#### [Written instruction]
Include the line containing "1535,1343,1376,1292,1343,1387,1324,1152,1024,1024];" and all lines before it, repeated exactly from the listing below, without pictures.

#### [Data]
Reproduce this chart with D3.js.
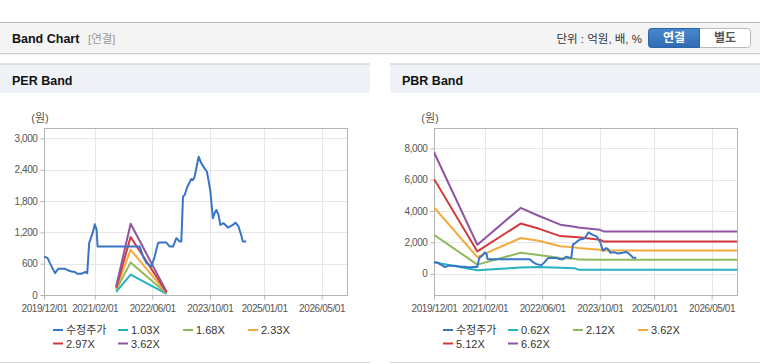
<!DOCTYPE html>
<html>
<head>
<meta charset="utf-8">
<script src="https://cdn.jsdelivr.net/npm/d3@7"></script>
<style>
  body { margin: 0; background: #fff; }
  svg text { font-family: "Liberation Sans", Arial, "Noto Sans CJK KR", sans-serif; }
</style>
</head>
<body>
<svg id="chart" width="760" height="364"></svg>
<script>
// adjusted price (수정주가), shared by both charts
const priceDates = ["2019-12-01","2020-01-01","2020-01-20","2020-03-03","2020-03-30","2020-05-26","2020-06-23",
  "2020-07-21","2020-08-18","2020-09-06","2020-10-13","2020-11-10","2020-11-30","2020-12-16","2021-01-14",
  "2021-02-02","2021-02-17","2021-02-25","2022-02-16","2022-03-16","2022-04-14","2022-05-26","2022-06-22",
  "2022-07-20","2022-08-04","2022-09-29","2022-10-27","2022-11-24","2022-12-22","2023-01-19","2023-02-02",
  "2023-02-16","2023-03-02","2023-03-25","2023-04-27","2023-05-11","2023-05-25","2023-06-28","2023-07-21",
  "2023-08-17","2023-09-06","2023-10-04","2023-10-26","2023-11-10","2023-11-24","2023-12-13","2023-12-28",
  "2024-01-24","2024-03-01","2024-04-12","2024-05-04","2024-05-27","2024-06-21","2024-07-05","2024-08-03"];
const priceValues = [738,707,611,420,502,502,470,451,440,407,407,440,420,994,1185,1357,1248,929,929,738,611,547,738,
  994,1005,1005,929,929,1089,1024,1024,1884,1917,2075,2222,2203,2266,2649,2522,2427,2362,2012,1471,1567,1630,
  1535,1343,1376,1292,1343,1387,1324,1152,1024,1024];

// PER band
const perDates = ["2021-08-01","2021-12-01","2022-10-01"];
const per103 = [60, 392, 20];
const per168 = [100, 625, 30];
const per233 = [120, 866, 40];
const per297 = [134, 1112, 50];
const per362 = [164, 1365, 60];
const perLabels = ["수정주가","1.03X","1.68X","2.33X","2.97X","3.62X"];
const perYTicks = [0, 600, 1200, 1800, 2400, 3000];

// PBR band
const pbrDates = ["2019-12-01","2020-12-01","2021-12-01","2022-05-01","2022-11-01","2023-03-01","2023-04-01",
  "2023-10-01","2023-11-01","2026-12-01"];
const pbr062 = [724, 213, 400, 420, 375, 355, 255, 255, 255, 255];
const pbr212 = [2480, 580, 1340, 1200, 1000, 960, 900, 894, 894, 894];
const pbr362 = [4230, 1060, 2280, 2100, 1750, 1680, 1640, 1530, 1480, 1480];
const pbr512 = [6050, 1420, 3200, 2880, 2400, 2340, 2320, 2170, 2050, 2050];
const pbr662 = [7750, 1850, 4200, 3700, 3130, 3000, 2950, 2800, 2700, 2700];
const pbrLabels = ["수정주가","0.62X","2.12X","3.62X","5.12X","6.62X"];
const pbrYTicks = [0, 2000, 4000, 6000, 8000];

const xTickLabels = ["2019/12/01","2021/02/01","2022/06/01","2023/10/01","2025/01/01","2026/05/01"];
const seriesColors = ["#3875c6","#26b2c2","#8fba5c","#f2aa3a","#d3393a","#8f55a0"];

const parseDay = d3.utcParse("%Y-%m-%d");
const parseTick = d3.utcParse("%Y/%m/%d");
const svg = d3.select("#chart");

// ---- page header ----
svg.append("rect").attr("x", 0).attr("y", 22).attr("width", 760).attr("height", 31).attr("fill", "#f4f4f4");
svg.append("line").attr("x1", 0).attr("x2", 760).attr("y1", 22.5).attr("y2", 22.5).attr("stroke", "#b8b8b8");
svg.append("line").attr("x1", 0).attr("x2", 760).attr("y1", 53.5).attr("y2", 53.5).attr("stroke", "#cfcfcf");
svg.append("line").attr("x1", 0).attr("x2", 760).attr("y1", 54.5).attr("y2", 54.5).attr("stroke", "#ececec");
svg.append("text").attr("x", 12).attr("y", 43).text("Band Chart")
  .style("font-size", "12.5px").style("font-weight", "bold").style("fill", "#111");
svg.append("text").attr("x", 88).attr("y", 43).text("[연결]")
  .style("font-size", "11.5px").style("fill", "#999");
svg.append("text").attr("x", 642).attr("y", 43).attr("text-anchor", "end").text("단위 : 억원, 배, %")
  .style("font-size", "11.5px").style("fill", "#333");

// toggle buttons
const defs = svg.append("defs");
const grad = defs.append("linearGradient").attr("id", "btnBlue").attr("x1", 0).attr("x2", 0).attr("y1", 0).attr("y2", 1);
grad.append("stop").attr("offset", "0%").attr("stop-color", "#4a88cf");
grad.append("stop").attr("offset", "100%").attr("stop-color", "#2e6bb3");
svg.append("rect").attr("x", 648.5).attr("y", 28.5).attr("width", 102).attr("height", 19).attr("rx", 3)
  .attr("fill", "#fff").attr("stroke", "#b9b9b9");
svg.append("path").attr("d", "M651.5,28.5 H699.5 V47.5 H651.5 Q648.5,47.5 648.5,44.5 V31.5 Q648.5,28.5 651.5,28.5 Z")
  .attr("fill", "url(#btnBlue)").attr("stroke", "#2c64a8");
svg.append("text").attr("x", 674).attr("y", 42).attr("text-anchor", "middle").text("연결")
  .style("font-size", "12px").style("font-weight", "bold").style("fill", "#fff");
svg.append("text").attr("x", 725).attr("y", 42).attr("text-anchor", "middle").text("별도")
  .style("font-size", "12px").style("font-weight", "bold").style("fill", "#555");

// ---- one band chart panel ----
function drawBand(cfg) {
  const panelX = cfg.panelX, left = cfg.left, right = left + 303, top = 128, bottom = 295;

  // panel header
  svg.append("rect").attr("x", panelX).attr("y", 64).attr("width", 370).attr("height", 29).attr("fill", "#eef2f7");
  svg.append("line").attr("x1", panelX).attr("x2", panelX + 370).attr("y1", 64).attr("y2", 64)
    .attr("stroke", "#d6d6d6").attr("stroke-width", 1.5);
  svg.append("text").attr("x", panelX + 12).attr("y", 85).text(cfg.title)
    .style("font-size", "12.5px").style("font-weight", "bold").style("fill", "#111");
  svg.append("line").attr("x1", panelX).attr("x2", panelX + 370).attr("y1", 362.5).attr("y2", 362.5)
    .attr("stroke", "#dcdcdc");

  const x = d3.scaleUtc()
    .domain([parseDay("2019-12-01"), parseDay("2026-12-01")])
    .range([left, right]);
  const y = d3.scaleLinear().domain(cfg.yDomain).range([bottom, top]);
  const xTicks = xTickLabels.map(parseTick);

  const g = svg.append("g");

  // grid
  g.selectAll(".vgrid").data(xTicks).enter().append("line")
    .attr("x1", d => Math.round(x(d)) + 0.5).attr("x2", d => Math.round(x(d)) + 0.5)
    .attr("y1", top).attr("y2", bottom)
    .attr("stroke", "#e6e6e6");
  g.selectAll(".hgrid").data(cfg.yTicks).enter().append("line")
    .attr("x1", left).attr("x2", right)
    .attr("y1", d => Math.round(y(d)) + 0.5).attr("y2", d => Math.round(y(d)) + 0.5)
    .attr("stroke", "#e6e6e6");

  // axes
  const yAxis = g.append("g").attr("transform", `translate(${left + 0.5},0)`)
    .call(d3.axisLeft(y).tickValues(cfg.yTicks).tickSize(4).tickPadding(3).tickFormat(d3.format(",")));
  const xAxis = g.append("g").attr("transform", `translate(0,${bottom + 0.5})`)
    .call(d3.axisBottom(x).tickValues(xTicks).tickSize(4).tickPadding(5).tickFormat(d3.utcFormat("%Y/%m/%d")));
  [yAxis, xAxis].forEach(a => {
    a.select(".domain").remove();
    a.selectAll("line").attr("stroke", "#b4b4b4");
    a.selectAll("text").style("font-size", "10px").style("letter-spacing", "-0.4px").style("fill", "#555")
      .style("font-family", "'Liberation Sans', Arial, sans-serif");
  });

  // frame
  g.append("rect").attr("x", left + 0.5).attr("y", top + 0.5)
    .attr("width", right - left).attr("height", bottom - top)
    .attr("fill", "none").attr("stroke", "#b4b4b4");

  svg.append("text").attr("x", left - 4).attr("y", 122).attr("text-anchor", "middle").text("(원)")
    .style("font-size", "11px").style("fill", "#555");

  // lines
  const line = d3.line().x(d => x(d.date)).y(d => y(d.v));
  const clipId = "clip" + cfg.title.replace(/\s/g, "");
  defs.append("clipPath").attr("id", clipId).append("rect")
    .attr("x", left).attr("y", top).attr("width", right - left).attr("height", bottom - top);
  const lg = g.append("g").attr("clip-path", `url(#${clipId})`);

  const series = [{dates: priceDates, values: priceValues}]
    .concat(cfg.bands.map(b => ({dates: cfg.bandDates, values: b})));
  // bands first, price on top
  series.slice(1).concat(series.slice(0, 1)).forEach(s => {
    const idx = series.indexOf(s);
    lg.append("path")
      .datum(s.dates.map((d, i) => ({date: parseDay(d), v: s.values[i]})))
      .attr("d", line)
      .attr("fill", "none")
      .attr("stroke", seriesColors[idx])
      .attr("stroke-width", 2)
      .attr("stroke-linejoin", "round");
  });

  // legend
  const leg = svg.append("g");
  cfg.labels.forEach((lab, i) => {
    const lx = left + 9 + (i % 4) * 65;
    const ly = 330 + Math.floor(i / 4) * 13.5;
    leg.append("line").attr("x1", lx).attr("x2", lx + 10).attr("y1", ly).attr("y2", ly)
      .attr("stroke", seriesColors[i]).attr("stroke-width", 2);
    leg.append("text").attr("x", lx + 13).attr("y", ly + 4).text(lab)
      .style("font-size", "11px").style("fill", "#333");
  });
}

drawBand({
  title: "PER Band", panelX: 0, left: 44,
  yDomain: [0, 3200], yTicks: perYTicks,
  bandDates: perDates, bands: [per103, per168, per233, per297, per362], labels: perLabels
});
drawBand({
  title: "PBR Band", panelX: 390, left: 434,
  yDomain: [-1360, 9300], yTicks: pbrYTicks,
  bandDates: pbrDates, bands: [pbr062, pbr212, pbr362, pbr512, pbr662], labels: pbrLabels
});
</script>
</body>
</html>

#### [Exercise solution]
Reproduce this chart with D3.js.
<!DOCTYPE html>
<html>
<head>
<meta charset="utf-8">
<script src="https://cdn.jsdelivr.net/npm/d3@7"></script>
<style>
  body { margin: 0; background: #fff; }
  svg text { font-family: "Liberation Sans", Arial, "Noto Sans CJK KR", sans-serif; }
</style>
</head>
<body>
<svg id="chart" width="760" height="364"></svg>
<script>
// adjusted price (수정주가), shared by both charts
const priceDates = ["2019-12-01","2020-01-01","2020-01-20","2020-03-03","2020-03-30","2020-05-26","2020-06-23",
  "2020-07-21","2020-08-18","2020-09-06","2020-10-13","2020-11-10","2020-11-30","2020-12-16","2021-01-14",
  "2021-02-02","2021-02-17","2021-02-25","2022-02-16","2022-03-16","2022-04-14","2022-05-26","2022-06-22",
  "2022-07-20","2022-08-04","2022-09-29","2022-10-27","2022-11-24","2022-12-22","2023-01-19","2023-02-02",
  "2023-02-16","2023-03-02","2023-03-25","2023-04-27","2023-05-11","2023-05-25","2023-06-28","2023-07-21",
  "2023-08-17","2023-09-06","2023-10-04","2023-10-26","2023-11-10","2023-11-24","2023-12-13","2023-12-28",
  "2024-01-24","2024-03-01","2024-04-12","2024-05-04","2024-05-27","2024-06-21","2024-07-05","2024-08-03"];
const priceValues = [738,707,611,420,502,502,470,451,440,407,407,440,420,994,1185,1357,1248,929,929,738,611,547,738,
  994,1005,1005,929,929,1089,1024,1024,1884,1917,2075,2222,2203,2266,2649,2522,2427,2362,2012,1471,1567,1630,
  1535,1343,1376,1292,1343,1387,1324,1152,1024,1024];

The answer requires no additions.